Like 1Q84, The Wind-Up Bird Chronicle was originally published in Japan in three parts: the first two books were released simultaneously in April 1994 with book three following almost a year later in August 1995, a time lag roughly replicated by the third part of Murakami's latest. Where the books differ is that a decision was made to edit Wind-Up Bird - that task was given to the book's translator, Rubin.

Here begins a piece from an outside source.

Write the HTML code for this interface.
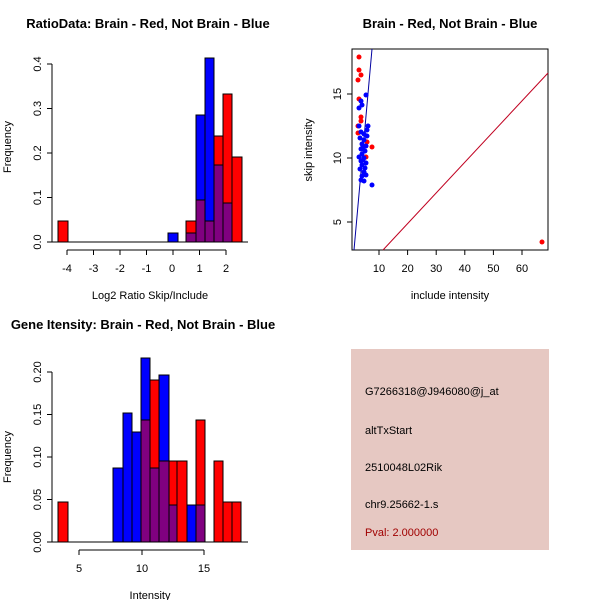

'The cuts occur primarily at the end of book two and the beginning of book three,' Rubin writes. But his work went beyond that: 'I did a lot of rearranging at the beginning of book three because I found several chronological inconsistencies which were not deliberately placed there by the author... To further complicate the textual picture, Murakami contributed many minor cuts that have since been incorporated into the Japanese paperback edition of the novel (mostly in book one).'

According to Rubin: 'There are many versions of The Wind-Up Bird Chronicle: the serialised version of book one; the published hardback editions of books one, two and three; my unpublished complete translation of that edition (with likely inconsistencies since I may have missed something in revising the version based on the serialised chapters); the American version; the British version from Harvill; and finally the paperback (bunkoben) version in Japanese, which incorporates some - but not all - of the cuts recommended for the American translation and possibly others decided upon afterwards.'

The decision to abridge the work in the first place was justified by Murakami's US editor, Gary Fisketjon, on publisher Knopf's website in 1997: 'My reaction was that it couldn't be published successfully at such length, which indeed would do harm to Haruki's cause in this country.' In nearly 15 years, things have moved on enough for 1Q84 to be published unexpurgated but it seems unlikely we will see a special edition of Rubin's complete version.

In his introduction to collection A Wild Haruki Chase: Reading Murakami Around the World (2008) - more of which in my next post - the translator writes: 'I have occasionally suggested to Knopf that the time might be ripe for an uncut edition, but they have shown no interest in the idea.' I wonder, too, if we'll see Portrait in Jazz, which Murakami's Russian translator Ivan Sergeevich Logatchov describes as a 'masterpiece' and sounds like it might be a counterpiece to Geoff Dyer's brilliant jazz book But Beautiful (1991).